Apontamentos sobre hoje e o futuro
 

A violência urbana segue sendo um dos grandes desafios da sociedade brasileira. Ela continua em evidência nos meios de comunicação em massa, perpetuando na sociedade a sensação de insegurança e a cultura do medo, inclusive, com anúncios de serviços voltados para a proteção residencial – como câmeras de segurança, alarmes eletrônicos e seguros de vida – em programas do gênero.

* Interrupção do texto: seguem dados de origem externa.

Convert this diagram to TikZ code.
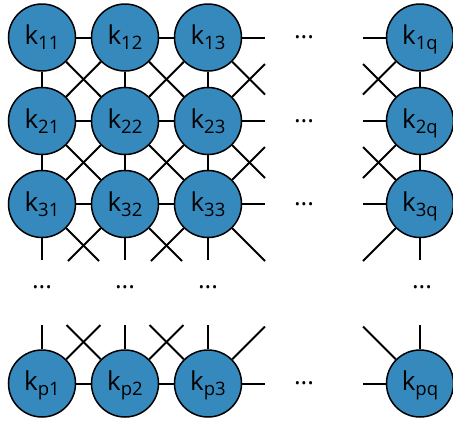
\documentclass[tikz,border=0pt]{standalone}
\usepackage{fontspec}
\setmainfont{Open Sans}
\definecolor{nodeblue}{RGB}{54,137,189}
\newcommand\klab[1]{k\raisebox{-5pt}{\fontsize{18.5}{18.5}\selectfont #1}}
\begin{document}
\begin{tikzpicture}[x=1pt,y=-1pt,
  kn/.style={circle,draw=black,line width=1.5pt,fill=nodeblue,minimum size=67pt,inner sep=0pt,
    font=\fontsize{26}{26}\selectfont,text height=19pt,text depth=5pt},
  link/.style={line width=2pt},
  dotsnode/.style={inner sep=0pt,font=\fontsize{25}{25}\selectfont}]
\useasboundingbox (0,0) rectangle (453,421);
% nodes
\foreach \r/\y in {1/37.5,2/121,3/204,p/383.5}
  \foreach \c/\x in {1/42,2/125,3/208,q/420}
    \node[kn] (k\r\c) at (\x,\y) {\klab{\r\c}};
% grid links
\foreach \r in {1,2,3,p}{
  \draw[link] (k\r1) -- (k\r2);
  \draw[link] (k\r2) -- (k\r3);
}
\foreach \c in {1,2,3,q}{
  \draw[link] (k1\c) -- (k2\c);
  \draw[link] (k2\c) -- (k3\c);
}
\foreach \r/\s in {1/2,2/3}
  \foreach \c/\d in {1/2,2/3}{
    \draw[link] (k\r\c) -- (k\s\d);
    \draw[link] (k\r\d) -- (k\s\c);
  }
% stub end coordinates: right of column 3
\coordinate (a1h) at (265,37.5);
\coordinate (a1dr) at (265,94.5);
\coordinate (a2ur) at (265,64);
\coordinate (a2h) at (265,121);
\coordinate (a2dr) at (265,178);
\coordinate (a3ur) at (265,147);
\coordinate (a3h) at (265,204);
\coordinate (a3dr) at (265,261);
\coordinate (apur) at (265,326.5);
\coordinate (aph) at (265,383.5);
% left of column q
\coordinate (b1h) at (363,37.5);
\coordinate (b1dl) at (363,94.5);
\coordinate (b2ul) at (363,64);
\coordinate (b2h) at (363,121);
\coordinate (b2dl) at (363,178);
\coordinate (b3ul) at (363,147);
\coordinate (b3h) at (363,204);
\coordinate (b3dl) at (363,261);
\coordinate (bpul) at (363,326.5);
\coordinate (bph) at (363,383.5);
% below row 3
\coordinate (c1v) at (42,260);
\coordinate (c1dr) at (99,261);
\coordinate (c2dl) at (68,261);
\coordinate (c2v) at (125,260);
\coordinate (c2dr) at (182,261);
\coordinate (c3dl) at (151,261);
\coordinate (c3v) at (208,260);
\coordinate (cqv) at (420,260);
% above row p
\coordinate (d1v) at (42,325);
\coordinate (d1ur) at (100.5,325);
\coordinate (d2ul) at (66.5,325);
\coordinate (d2v) at (125,325);
\coordinate (d2ur) at (183.5,325);
\coordinate (d3ul) at (149.5,325);
\coordinate (d3v) at (208,325);
\coordinate (dqv) at (420,325);
% stubs
\draw[link] (k13) -- (a1h);
\draw[link] (k13) -- (a1dr);
\draw[link] (k23) -- (a2ur);
\draw[link] (k23) -- (a2h);
\draw[link] (k23) -- (a2dr);
\draw[link] (k33) -- (a3ur);
\draw[link] (k33) -- (a3h);
\draw[link] (k33) -- (a3dr);
\draw[link] (kp3) -- (apur);
\draw[link] (kp3) -- (aph);
\draw[link] (k1q) -- (b1h);
\draw[link] (k1q) -- (b1dl);
\draw[link] (k2q) -- (b2ul);
\draw[link] (k2q) -- (b2h);
\draw[link] (k2q) -- (b2dl);
\draw[link] (k3q) -- (b3ul);
\draw[link] (k3q) -- (b3h);
\draw[link] (k3q) -- (b3dl);
\draw[link] (kpq) -- (bpul);
\draw[link] (kpq) -- (bph);
\draw[link] (k31) -- (c1v);
\draw[link] (k31) -- (c1dr);
\draw[link] (k32) -- (c2dl);
\draw[link] (k32) -- (c2v);
\draw[link] (k32) -- (c2dr);
\draw[link] (k33) -- (c3dl);
\draw[link] (k33) -- (c3v);
\draw[link] (k3q) -- (cqv);
\draw[link] (kp1) -- (d1v);
\draw[link] (kp1) -- (d1ur);
\draw[link] (kp2) -- (d2ul);
\draw[link] (kp2) -- (d2v);
\draw[link] (kp2) -- (d2ur);
\draw[link] (kp3) -- (d3ul);
\draw[link] (kp3) -- (d3v);
\draw[link] (kpq) -- (dqv);
% dots
\foreach \y [count=\i] in {37.5,121,204,383.5}
  \node[dotsnode] (h\i) at (304,\y) {...};
\foreach \x [count=\i] in {42,125,208,422}
  \node[dotsnode] (v\i) at (\x,287) {...};
\end{tikzpicture}
\end{document}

Em 2015, um levantamento da Comissão Permanente de Direito à Comunicação e à Liberdade de Expressão do Conselho Nacional dos Direitos Humanos tomou por base o monitoramento de 28 programas, produzidos e transmitidos em 10 capitais das cinco regiões do País. O resultado apontou um “volume significativo de violações e infrações, evidenciando o caráter não circunstancial das práticas anti-humanistas e antidemocráticas desse modelo de comunicação em franca expansão no Brasil”. O discurso sistemático de desqualificação do campo de defesa dos direitos desrespeita, inclusive, os parâmetros jornalísticos e a linha editorial que as emissoras dizem seguir, contribuindo para a perpetração do meme no senso comum.

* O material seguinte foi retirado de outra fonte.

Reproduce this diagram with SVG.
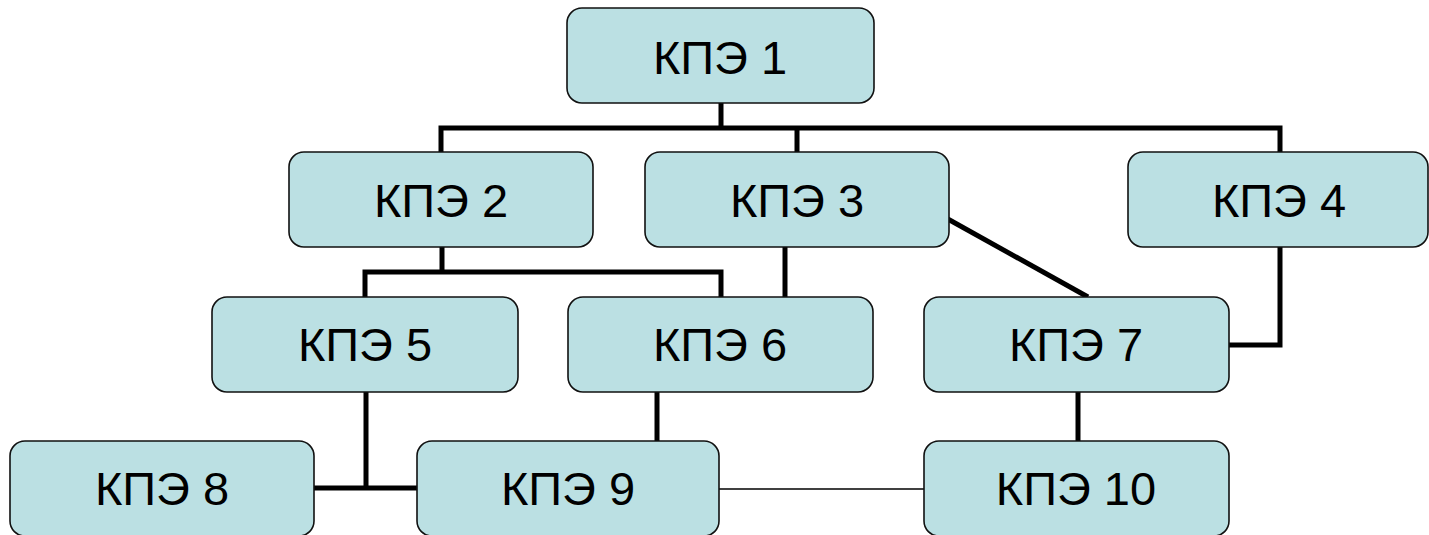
<svg xmlns="http://www.w3.org/2000/svg" width="1429" height="535" viewBox="0 0 1429 535">
<style>
.n rect{fill:#BBE0E3;stroke:#111;stroke-width:1.6}
.n text{font-family:"Liberation Sans",Arial,sans-serif;font-size:47px;fill:#000;text-anchor:middle}
.c{fill:none;stroke:#000;stroke-width:5;stroke-linejoin:miter;stroke-linecap:butt}
.t{fill:none;stroke:#000;stroke-width:1.5}
</style>
<rect width="1429" height="535" fill="#fff"/>
<g id="connectors">
<path class="c" d="M721,103 V128 M441,152 V128 H1280 V152 M797,128 V152"/>
<path class="c" d="M442,247 V272 M365,297 V272 H721 V297"/>
<path class="c" d="M785,247 V297"/>
<path class="c" d="M946,218 L1088,297"/>
<path class="c" d="M1280,247 V345 H1229"/>
<path class="c" d="M366,392 V489 M314,488 H417"/>
<path class="c" d="M657,392 V441"/>
<path class="c" d="M1078,392 V441"/>
<path class="t" d="M719,489 H930"/>
</g>
<g id="kpe1" class="n"><rect x="567" y="8" width="307" height="95" rx="15"/><text x="720" y="74">КПЭ 1</text></g>
<g id="kpe2" class="n"><rect x="289" y="152" width="304" height="95" rx="15"/><text x="441" y="217">КПЭ 2</text></g>
<g id="kpe3" class="n"><rect x="645" y="152" width="304" height="95" rx="15"/><text x="797" y="217">КПЭ 3</text></g>
<g id="kpe4" class="n"><rect x="1128" y="152" width="300" height="95" rx="15"/><text x="1279" y="217">КПЭ 4</text></g>
<g id="kpe5" class="n"><rect x="212" y="297" width="306" height="95" rx="15"/><text x="365" y="361">КПЭ 5</text></g>
<g id="kpe6" class="n"><rect x="568" y="297" width="305" height="95" rx="15"/><text x="720" y="361">КПЭ 6</text></g>
<g id="kpe7" class="n"><rect x="924" y="297" width="305" height="95" rx="15"/><text x="1076" y="361">КПЭ 7</text></g>
<g id="kpe8" class="n"><rect x="10" y="441" width="304" height="95" rx="15"/><text x="162" y="505">КПЭ 8</text></g>
<g id="kpe9" class="n"><rect x="417" y="441" width="302" height="95" rx="15"/><text x="568" y="505">КПЭ 9</text></g>
<g id="kpe10" class="n"><rect x="924" y="441" width="305" height="95" rx="15"/><text x="1076" y="505">КПЭ 10</text></g>
</svg>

O contexto social brasileiro, marcado pela enorme desigualdade social e a falta de reconhecimento do outro como portador de direitos, serviu para minimizar a gravidade da violência policial nos arrabaldes das grandes cidades e a precária situação da população carcerária. Não é demais lembrar que o Brasil, desde a Constituição Federal de 1988 – carta que rompe com o autoritarismo da ditadura militar –, preza pela dignidade humana e pela institucionalização dos Direitos Humanos, sendo signatário dos mais variados tratados internacionais sobre o tema. 

O artigo aponta para iniciativas como a Justiça Restaurativa, instituída desde 2016, e a Educomunicação, que tem como um de seus principais objetivos a educação por meio de recursos de mídia numa abordagem crítica dos meios de comunicação, como estratégias para transformar a visão da sociedade civil, quebrando esse ciclo do meme, “para que uma compreensão maior sobre direitos se dissemine em todos os estratos sociais”.